Signs of an office leasing uptick are increasing. In April came thethat first quarter average asking rents had risen on a national basis for the first time since 2002. And vacancy rates continued to fall—to about 15.4% in major markets. More recently, CB Richard Ellis, real estate’s largest brokerage concern, reported a 22% jump in revenue for its first quarter. The Los Angeles-based firm reported net income of $14.6 million, or 19 cents a share, for the first quarter of 2005 compared with a $16.6 million loss, or 26 cents a share, in the first quarter 2004. First quarter operating income was $36.6 million versus a $9.2 million loss in the first quarter 2004.
CBRE’s percentage of leasing revenues overshadowed its strong investment sales business during the first quarter. A full 38% of CBRE’s revenues — or $205.5 million --were generated through leasing transactions during the first quarter, a 7% increase over the $138.7 million in leasing transactions recorded during the same period a year ago.

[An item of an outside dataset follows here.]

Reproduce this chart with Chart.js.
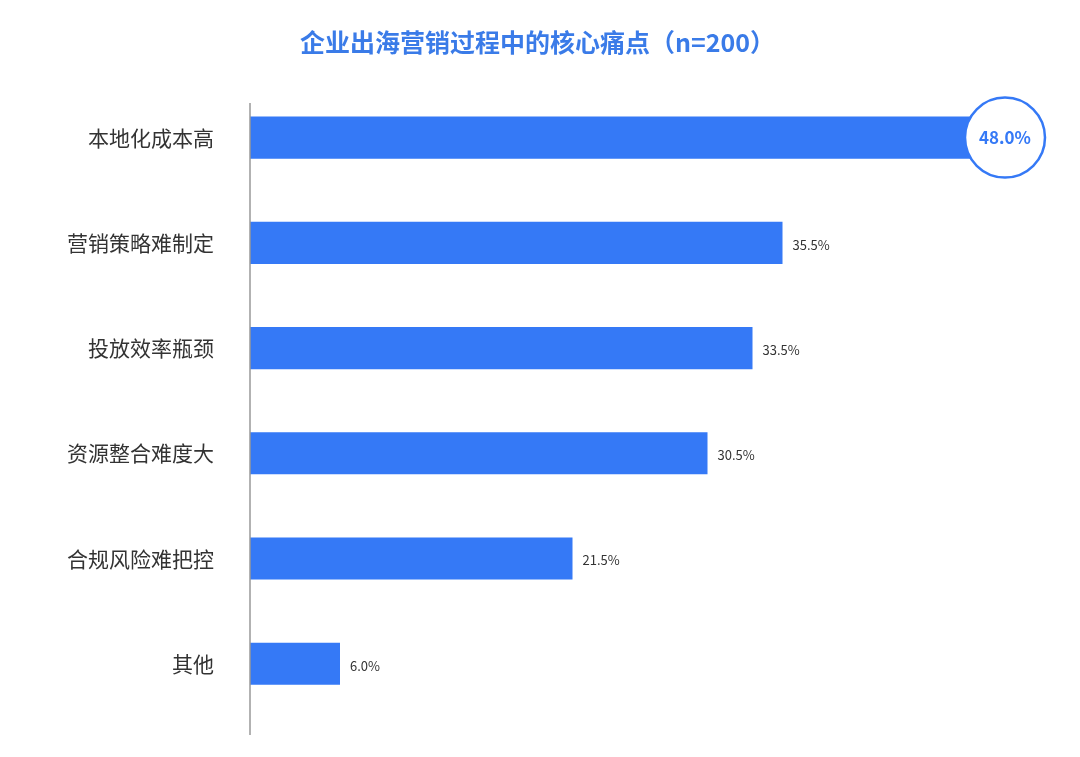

Investment sales accounted for 34% of the firm’s first-quarter revenues and continued at a brisk pace. Revenues from investment sales rose 31% in the 12-month period ending March 31. The firm posted investment sales-related revenues of $182.1 during the first quarter this year, vs. $138.7 million in the first quarter of 2004. Several large, including a $440 million industrial property sale in Atlanta in which CBRE represented the seller, helped bring the firm’s investment sales earnings up.
“The U.S. leasing market continues to recover with surplus office space being absorbed in many major metropolitan areas. Notably, office rents rose modestly on a national basis, and landlords have curbed their concessions in the face of reduced availability of space,” says Brett White, president of CB Richard Ellis.
What are the market drivers behind this upturn? Legal and financial services firms were responsible for much of the leasing activity in markets such as New York and Washington, D.C. Meanwhile, CBRE reports that sublease space continues to be leased or re-absorbed by existing tenants.
The European investment market also helped. According to White, the firm’s EMEA (Europe Middle East Africa) business posted a 27.9% revenue increase. The EMEA component—which is concentrated in Europe—brought in revenues of $79.8 million in the first quarter 2004. By comparison, these markets generated $102.1 million during the first quarter.
“Clearly, real estate trends are moving in the right direction — principally investment activity, but also in terms of leasing activity — which is expected to continue driving CBRE’s growth over the remainder of the year,” wrote Bear Stearns’ real estate analyst Ross Smotrich in a May 5 note.
“The U.S. investment business remains robust due to capital continuing to flood the real estate market, and leasing volume is picking up. Global investment trends also appear to be positive, as investors flock to those markets in search of higher risk-adjusted yields,” adds Smotrich.
Bear Stearns’ expects CBRE to outperform the market over the next 12 months. It helps that the April jobs report was better than expected. Non-farm payrolls grew by 274,000 last month, making it the fifth largest monthly gain in five years. Wall Street had expected a much more modest increase of 174,000 jobs.
Another piece of good news: recent job gains have not been concentrated in any one sector, which suggests that the momentum in the labor market is widespread. The leisure and hospitality sectors posted the largest gain in April, creating 58,000 new jobs. Health care also added 28,000 new jobs, according to the Department of Labor. Both of these sectors typically require office space for their new hires.
Still, the macroeconomic outlook is mixed. Many economists worry that rising energy costs and higher interest rates will slow growth later this year. Over the past 12 months, the Federal Reserve has raised short-term interest rates eight times. The Federal Funds rate—the interest rate on overnight loans between banks--now stands at 3%. But long term rates remain low, which has helped draw more capital into the sector.
Given this mixed economic picture, some investors are skeptical. Kenneth Rosen, chairman of the Fisher Center for Real Estate at University of California at Berkeley and chairman of Rosen Real Estate Securities, believes that too much of a good thing isn’t healthy.
“Too much capital will literally kill the goose that lays the golden egg. It will also lead to a wave of new construction,” he says. Rosen doesn’t believe that the low cap rates and bullish feelings just aren’t sustainable. He projects that the REIT market will post as much as a 20% decline in value over the next few years. Unlike other investors, Rosen has acted on those concerns.
“We’re shorting the REIT sector, and we have been for the past few months.”